# How would a Clarkian defend Christianity?



## RamistThomist (Jan 9, 2005)

How would a Clarkian argue for the existence of God? Or better put, what method would he use to validate the Christian truth claims? I remember reading Robbins say that Greg Bahnsen wasn't a true presuppositionalist because he argued for God's existence.


----------



## ChristianTrader (Jan 10, 2005)

Which is the def used by most folks?


----------



## crhoades (Jan 10, 2005)

Wouldn't Clark and Robbins be considered true fideists? I know that label gets tossed at Van Til and Bahnsen a lot but doesn't it actually *stick* to Clark?


----------



## Civbert (Jan 27, 2006)

> _Originally posted by Draught Horse_
> How would a Clarkian argue for the existence of God?

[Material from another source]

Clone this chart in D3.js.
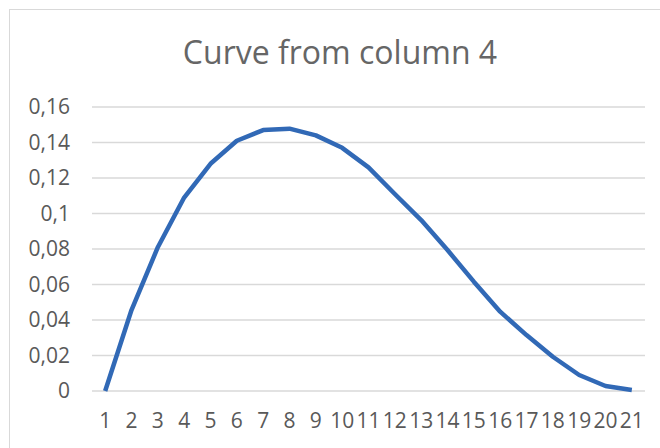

He wouldn't. Arguing for the simple existence of anything is futile. The question is not "does God exist" but what definition of God is true. 



> _Originally posted by Draught Horse_Or better put, what method would he use to validate the Christian truth claims?



Scripture, always Scripture. Scripture is the axiom, the first truth, the _presupposition_ of the truth of Christianity. Without Scripture, you can not even define Christianity. And from the axiom of Scripture, we get the truths of Christianity - for all faith and life.


----------